The land had been property of Sultan Abdul Hamid I, hence the name Marj al-Sultan ("Plain of the Sultan.") It was here that the sultan had his 3,000 military horses graze in the spring and fall seasons. The government distributed a pair of cattle, a pair of oxen, poultry, foodstuffs and tents to each family. The village prospered and became a transit point for Circassians before migrating to the Golan Heights and Transjordan and for those traveled to do business in Damascus, Homs and Aleppo. The second generation of Syrian Circassians pursued better educational opportunities in Damascus and Marj al-Sultan's population gradually decreased.

===Modern era===
During the Great Syrian Revolt (1925–27) against the French Mandate rule, Marj al-Sultan's residents opted not to join the rebellion. The village was attacked sometime during the revolt. Although clashes between the inhabitants and the more unruly Bedouin tribes of the region would occur periodically, there were generally lasting agreements in place between the factions. The last major clash broke out in 1954, after Syria's independence, when about 2,000 Bedouin tribesmen launched a raid against Marj al-Sultan, which had a total population of 350 at the time. The villagers, most of whom were well-skilled in firearms, managed to fend off the Bedouin. In 1951 a public library was built in the village and sometime before that the Marj al-Sultan Rural Club was established, the first of its kind to be built in the rural areas surrounding Damascus.

Rebels seeking to overthrow the government of Bashar al-Assad took shelter in Marj al-Sultan in November 2012, during the ongoing Syrian civil war that began in March 2011. Government forces subsequently bombarded the village and its entire population reportedly fled the violence. Most headed towards the Damascus suburb town of Qudsaya or the city district of Rukn al-Din, both areas being heavily populated by Circassians. The November clashes resulted in the destruction of between 10 and 15 houses, according to local witnesses. The casualty figures were not determined. On 25 November rebels claimed to have captured the adjacent military airbase, also called Marj al-Sultan, from government forces.

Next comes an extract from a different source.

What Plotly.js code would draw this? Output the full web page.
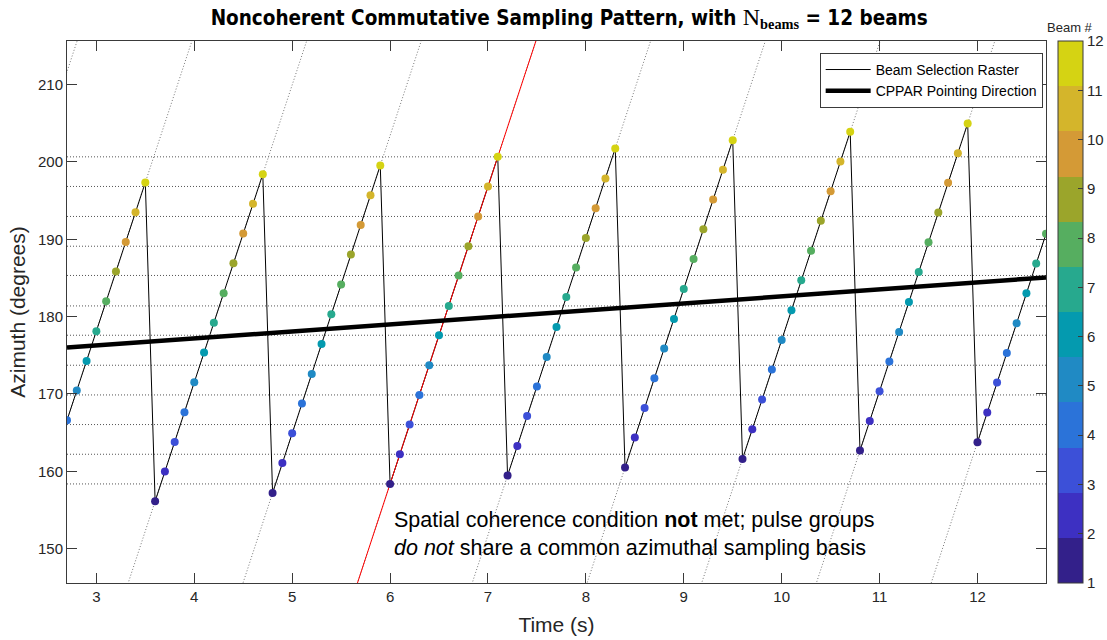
<!DOCTYPE html>
<html><head><meta charset="utf-8">
<script src="https://cdn.plot.ly/plotly-3.0.1.min.js"></script>
<style>html,body{margin:0;padding:0;background:#fff}#chart{width:1107px;height:640px}</style>
</head><body><div id="chart"></div>
<script>
// ---- data ----
const timeS = [
  2.7, 2.8, 2.9, 3.0, 3.1, 3.2, 3.3, 3.4, 3.5,
  3.6, 3.7, 3.8, 3.9, 4.0, 4.1, 4.2, 4.3, 4.4, 4.5, 4.6, 4.7,
  4.8, 4.9, 5.0, 5.1, 5.2, 5.3, 5.4, 5.5, 5.6, 5.7, 5.8, 5.9,
  6.0, 6.1, 6.2, 6.3, 6.4, 6.5, 6.6, 6.7, 6.8, 6.9, 7.0, 7.1,
  7.2, 7.3, 7.4, 7.5, 7.6, 7.7, 7.8, 7.9, 8.0, 8.1, 8.2, 8.3,
  8.4, 8.5, 8.6, 8.7, 8.8, 8.9, 9.0, 9.1, 9.2, 9.3, 9.4, 9.5,
  9.6, 9.7, 9.8, 9.9, 10.0, 10.1, 10.2, 10.3, 10.4, 10.5, 10.6, 10.7,
  10.8, 10.9, 11.0, 11.1, 11.2, 11.3, 11.4, 11.5, 11.6, 11.7, 11.8, 11.9,
  12.0, 12.1, 12.2, 12.3, 12.4, 12.5, 12.6, 12.7
];
const beamNo = [
  4, 5, 6, 7, 8, 9, 10, 11, 12,
  1, 2, 3, 4, 5, 6, 7, 8, 9, 10, 11, 12,
  1, 2, 3, 4, 5, 6, 7, 8, 9, 10, 11, 12,
  1, 2, 3, 4, 5, 6, 7, 8, 9, 10, 11, 12,
  1, 2, 3, 4, 5, 6, 7, 8, 9, 10, 11, 12,
  1, 2, 3, 4, 5, 6, 7, 8, 9, 10, 11, 12,
  1, 2, 3, 4, 5, 6, 7, 8, 9, 10, 11, 12,
  1, 2, 3, 4, 5, 6, 7, 8, 9, 10, 11, 12,
  1, 2, 3, 4, 5, 6, 7, 8
];
const azDeg = [
  166.60, 170.44, 174.27, 178.11, 181.99, 185.83, 189.66, 193.50, 197.35,
  156.12, 159.96, 163.79, 167.63, 171.51, 175.36, 179.19, 183.03, 186.91, 190.75, 194.58, 198.42,
  157.19, 161.07, 164.92, 168.76, 172.59, 176.47, 180.31, 184.15, 188.03, 191.86, 195.70, 199.55,
  158.36, 162.20, 166.04, 169.87, 173.71, 177.59, 181.38, 185.32, 189.10, 192.95, 196.83, 200.66,
  159.44, 163.27, 167.15, 170.96, 174.79, 178.67, 182.55, 186.35, 190.18, 194.02, 197.86, 201.75,
  160.48, 164.36, 168.19, 172.03, 175.87, 179.70, 183.58, 187.46, 191.30, 195.15, 198.98, 202.82,
  161.59, 165.43, 169.27, 173.16, 176.99, 180.83, 184.71, 188.50, 192.38, 196.22, 200.06, 203.89,
  162.68, 166.51, 170.35, 174.19, 178.02, 181.90, 185.78, 189.62, 193.47, 197.30, 201.14, 204.98,
  163.75, 167.59, 171.47, 175.30, 179.15, 183.03, 186.87, 190.70
];
// azimuths of the reference pulse group (horizontal dotted lines)
const refAz = [158.36, 162.20, 166.04, 169.87, 173.71, 177.59, 181.38, 185.32, 189.10, 192.95, 196.83, 200.66];
// end of the preceding (off-chart) pulse group, whose raster is visible top-left
const prevGroupT = [2.3];
const prevGroupAz = [196.3];
// CPPAR pointing direction
const pointT = [2.7, 12.7];
const pointAz = [176.0, 185.06];
const redGroupIndex = 3;
const beamColors = ['#33208a','#3d30c2','#3c50d8','#2b73d9','#208ac4','#049aaf',
                    '#27a98e','#56ae60','#9ba52b','#d49a36','#d4b52b','#d5d313'];
const beamTicks = [1,2,3,4,5,6,7,8,9,10,11,12];
const xTicks = [3,4,5,6,7,8,9,10,11,12];
const yTicks = [150,160,170,180,190,200,210];

// ---- split into pulse groups (a new group starts at beam 1) ----
const groups = [];
for (let i = 0; i < timeS.length; i++) {
  if (i === 0 || beamNo[i] < beamNo[i-1]) groups.push({t: [], a: []});
  groups[groups.length-1].t.push(timeS[i]);
  groups[groups.length-1].a.push(azDeg[i]);
}
function extLine(t0, a0, t1, a1, slope) {
  return {x: [t0 - 3, t1 + 3], y: [a0 - 3*slope, a1 + 3*slope]};
}
const gx = [], gy = [];
let slope0 = 0;
groups.forEach((g, k) => {
  const n = g.t.length;
  const s = (g.a[n-1] - g.a[0]) / (g.t[n-1] - g.t[0]);
  if (k === 0) slope0 = s;
  g.slope = s;
  const e = extLine(g.t[0], g.a[0], g.t[n-1], g.a[n-1], s);
  gx.push(e.x[0], e.x[1], null); gy.push(e.y[0], e.y[1], null);
});
{ const e = extLine(prevGroupT[0], prevGroupAz[0], prevGroupT[0], prevGroupAz[0], slope0);
  gx.push(e.x[0], e.x[1], null); gy.push(e.y[0], e.y[1], null); }
const rg = groups[redGroupIndex];
const redL = extLine(rg.t[0], rg.a[0], rg.t[rg.t.length-1], rg.a[rg.a.length-1], rg.slope);

const cs = [];
beamColors.forEach((c, i) => { cs.push([i/12, c]); cs.push([(i+1)/12, c]); });

const FONT = 'Liberation Sans, Arial, Helvetica, sans-serif';
const TXT = '#262626';
const AX = '#3a3a3a';

const traces = [
  {x: gx, y: gy, mode: 'lines', line: {color: '#777', width: 1, dash: '1px,2px'}, showlegend: false, hoverinfo: 'skip'},
  {x: timeS, y: azDeg, mode: 'lines', name: 'Beam Selection Raster', line: {color: '#000', width: 1}},
  {x: redL.x, y: redL.y, mode: 'lines', line: {color: '#ff0000', width: 1}, showlegend: false},
  {x: pointT, y: pointAz, mode: 'lines', name: 'CPPAR Pointing Direction', line: {color: '#000', width: 4.5}},
  {x: timeS, y: azDeg, mode: 'markers', showlegend: false,
   marker: {size: 8, color: beamNo, colorscale: cs, cmin: 1, cmax: 12, showscale: true,
     colorbar: {x: 1.0123, xanchor: 'left', xpad: 0, ypad: 0, y: 0.5, yanchor: 'middle', len: 1, lenmode: 'fraction',
       thickness: 25, thicknessmode: 'pixels', outlinecolor: AX, outlinewidth: 1,
       tickvals: beamTicks, ticks: 'inside', ticklen: 5, tickcolor: AX,
       tickfont: {family: FONT, size: 15, color: TXT}}}}
];

const shapes = refAz.map(v => ({type: 'line', xref: 'paper', x0: 0, x1: 1, yref: 'y', y0: v, y1: v,
  layer: 'below', line: {color: '#555', width: 1, dash: '1px,2px'}}));

const layout = {
  width: 1107, height: 640,
  margin: {l: 67, r: 61, t: 41, b: 57, autoexpand: false},
  paper_bgcolor: '#fff', plot_bgcolor: '#fff',
  font: {family: FONT, color: TXT},
  title: {text: '<b>Noncoherent Commutative Sampling Pattern, with </b><span style="font-family:Liberation Serif;font-size:24px">N</span><sub><b style="font-family:Liberation Serif">beams</b></sub><b> = 12 beams</b>',
    font: {family: 'Liberation Sans Narrow, Arial Narrow, DejaVu Sans Condensed, sans-serif', size: 20.5, color: '#000'},
    x: 0.513, xanchor: 'center', xref: 'paper', y: 0.972, yanchor: 'middle', yref: 'container'},
  xaxis: {range: [2.7, 12.7], tickvals: xTicks, ticks: 'inside', ticklen: 10, tickcolor: AX,
    showline: true, linecolor: AX, linewidth: 1, mirror: 'ticks', showgrid: false, zeroline: false,
    tickfont: {family: FONT, size: 15, color: TXT},
    title: {text: 'Time (s)', font: {family: FONT, size: 21, color: TXT}, standoff: 13}},
  yaxis: {range: [145.55, 215.64], tickvals: yTicks, ticks: 'inside', ticklen: 10, tickcolor: AX,
    showline: true, linecolor: AX, linewidth: 1, mirror: 'ticks', showgrid: false, zeroline: false,
    tickfont: {family: FONT, size: 15, color: TXT},
    title: {text: 'Azimuth (degrees)', font: {family: FONT, size: 21, color: TXT}, standoff: 6}},
  showlegend: true,
  legend: {x: 0.9966, xanchor: 'right', y: 0.978, yanchor: 'top', bgcolor: '#fff', itemwidth: 45,
    bordercolor: AX, borderwidth: 1, font: {family: FONT, size: 14, color: '#000'}, tracegroupgap: 0},
  shapes: shapes,
  annotations: [
    {xref: 'x', yref: 'y', x: 6.02, y: 151.85, xanchor: 'left', yanchor: 'middle', align: 'left',
     showarrow: false, text: 'Spatial coherence condition <b>not</b> met; pulse groups<br><i>do not</i> share a common azimuthal sampling basis',
     font: {family: FONT, size: 21.5, color: '#000'}},
    {xref: 'paper', yref: 'paper', x: 1.0245, y: 1.0258, xanchor: 'center', yanchor: 'middle',
     showarrow: false, text: 'Beam #', font: {family: FONT, size: 13, color: TXT}}
  ]
};
Plotly.newPlot('chart', traces, layout, {displayModeBar: false, staticPlot: true});
</script></body></html>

The Syrian Observatory for Human Rights, an opposition activist group documenting the conflict, confirmed the rebels' claims. They had reportedly been in control of the surrounding areas months prior to the base's capture. Fawaz Tello, a pro-opposition campaigner, stated the capture appeared to be a rebel attempt to cut off Damascus from the Damascus International Airport as well as from Aleppo. The airbase at Marj al-Sultan was reported to have been re-captured by troops of the Syrian government on Monday, December 14, 2015.